Чудодей (Штриттматтер) - страница 164

Всю весну и все лето солнце, не зная устали, всходило вблизи круглой водонапорной башни и заходило около торчащей, как поднятый указательный палец, башни католической церкви. Оно никуда не уходило, и в летние дни, все, кто хотел, мог его повидать. А умели ли жители маленького города по достоинству оценить такое постоянство? Отнюдь нет. Солнце — это солнце, ему полагается сиять, белить белье, греть бедняков, покрывать загаром спины, сушить сыры, золотить рожь, исцелять ревматиков, согревать моря, озера и реки, заменять электрический свет, припекать и быть проклятьем для уличных торговцев мороженым.

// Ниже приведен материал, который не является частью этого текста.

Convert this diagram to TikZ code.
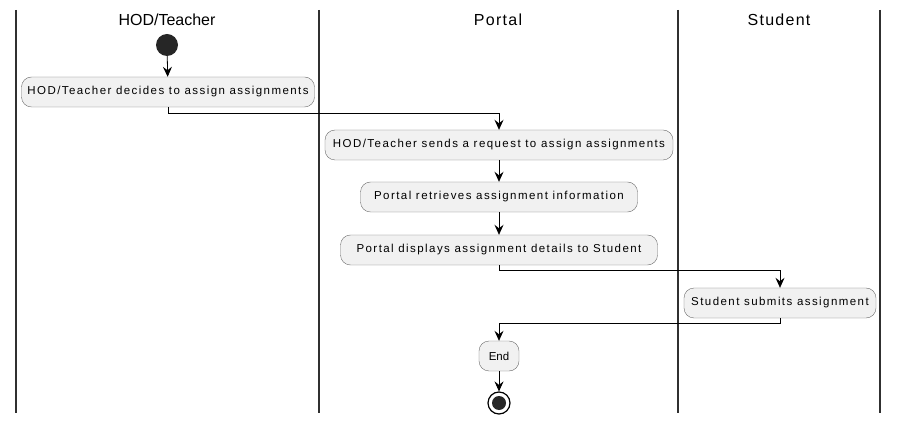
\documentclass[tikz,border=0pt]{standalone}
\usepackage{fontspec}
\setmainfont{Liberation Sans}
\newfontfamily\spacedfont{Liberation Sans}[LetterSpace=12.5]
\newfontfamily\titlefont{Liberation Sans}[LetterSpace=8]
\usepackage{tikz}
\usetikzlibrary{arrows.meta, positioning}
\definecolor{actfill}{HTML}{F1F1F1}
\definecolor{actline}{HTML}{6A6A6A}
\definecolor{laneline}{HTML}{303030}

\begin{document}
\begin{tikzpicture}[x=1pt, y=-1pt,
    act/.style={draw=actline, fill=actfill, rounded corners=10pt, minimum height=30pt,
        inner xsep=5pt, font=\spacedfont\fontsize{11.5}{13}\selectfont},
    flow/.style={-{Stealth[length=10pt, width=9pt, inset=3.5pt]}, line width=0.8pt},
    lane/.style={laneline, line width=1.6pt},
    title/.style={font=\fontsize{16}{19}\selectfont}]

    % Marco de la imagen
    \useasboundingbox (0,0) rectangle (901,427);

    % --- CARRILES ---
    \foreach \x in {16, 319, 678, 880}
        \draw[lane] (\x,10) -- (\x,413);

    \node[title] (tHod) at (167,20) {HOD/Teacher};
    \node[title, font=\titlefont\fontsize{16}{19}\selectfont] (tPortal) at (498,20) {Portal};
    \node[title, font=\titlefont\fontsize{16}{19}\selectfont] (tStudent) at (779,20) {Student};

    % --- ACTIVIDADES ---
    \node[circle, fill=black!85, minimum size=22pt, inner sep=0pt] (start) at (167,45) {};
    \node[act, minimum width=293pt] (decide) at (168,92) {HOD/Teacher decides to assign assignments};
    \node[act, minimum width=348pt] (request) at (499,145) {HOD/Teacher sends a request to assign assignments};
    \node[act, minimum width=277pt] (retrieve) at (499,197) {Portal retrieves assignment information};
    \node[act, minimum width=317pt] (display) at (499,250) {Portal displays assignment details to Student};
    \node[act, minimum width=192pt] (submit) at (780,303) {Student submits assignment};
    \node[act, font=\fontsize{11.5}{13}\selectfont, minimum width=40pt] (endact) at (499,356) {End};
    \node[circle, draw=black, line width=1.2pt, fill=white, minimum size=22pt, inner sep=0pt] (stop) at (499,403) {};
    \fill[black!85] (stop.center) circle (7pt);

    % --- FLUJO ---
    \draw[flow] (start) -- (decide);
    \draw[flow] (decide.south) -- ++(0,6) -| (request.north);
    \draw[flow] (request) -- (retrieve);
    \draw[flow] (retrieve) -- (display);
    \draw[flow] (display.south) -- ++(0,5) -| (submit.north);
    \draw[flow] (submit.south) -- ++(0,5) -| (endact.north);
    \draw[flow] (endact) -- (stop);

\end{tikzpicture}
\end{document}
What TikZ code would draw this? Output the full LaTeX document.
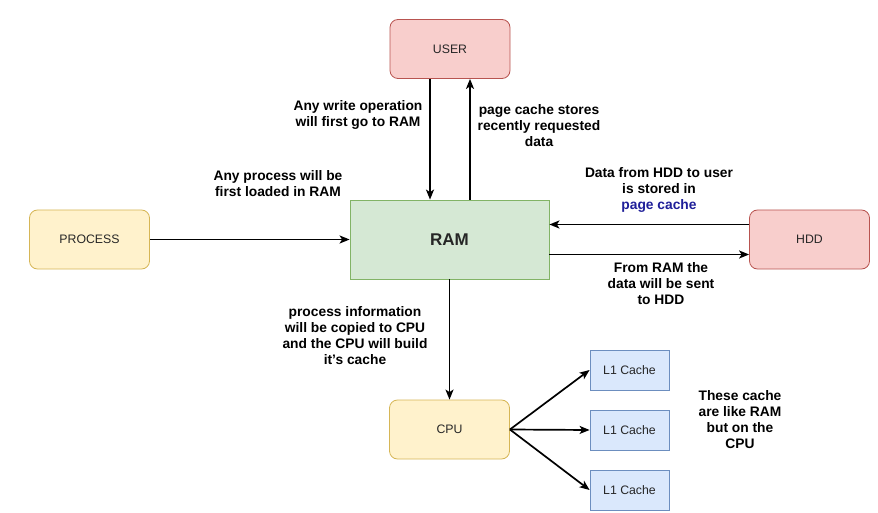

Станислаус вновь углубился в свою книгу о мире, о земле и людях. Он вновь принялся научно исследовать все предметы и явления. Кусты сирени, оказывается, цвели только затем, чтобы производить семена и размножаться. И аромат их предназначается не для людей, а для самых обыкновенных ночных жучков и оплодотворителей. Человек движется среди цветов, плодов и живой твари, берет себе все, что может ему пригодиться, и все, что ему нравится. Он берет у коровы молоко и пьет его, берет у птиц яйца и ест их, сдирает шкуру с животных и одевается в их меха. Человек на земле поистине паразит и потребитель, и давно ему пора развиться в существо одухотворенное. Но на этом пути ему, пожалуй, немало мешает любовь.

— Что ты думаешь о любви, Людвиг?

— Болезнь подростков.

Неглупо сказано; такое мнение подтверждает научные изыскания Станислауса.

— Как приспичит, я и женюсь. На одну ночь, без всяких законов и бумажной канители. Человек — вольная птица.

— А без хлеба все-таки не проживет, — вмешивается Густав.

— Проживет! — Людвиг, жуя завтрак, вскочил, изо рта у него фонтаном разлетелись крошки. Густав опустил ниже свое забрало.

— Что-то не похоже на то, что ты питаешься одними кухонными запахами, полным солнечным затмением и сушеным громом с молнией.

И в самом деле, аскетом и человеком разборчивым в еде Людвига нельзя было назвать. Брюки туго обтягивали его зад, а вмятины, которые он оставлял на своих креслах, точнее — мешках с мукой, с каждым месяцем становились глубже.

Людвиг не то чтобы просто вспылил или заупрямился. Он не доел свой завтрак, сел на ближайший мешок с мукой и закурил. Он чувствовал себя непонятым и опечалился.

— Придет день, когда ты откроешь газету и прочтешь: «неизвестный убил канцлера». Тогда знай, что это я. Я вас освобожу, рабы закона, и моя голова ляжет на плаху во имя высшей свободы.

Глаза Людвига наполнились слезами. Печаль не пощадила даже его стеклянный глаз. Станислаусу стало жалко Людвига.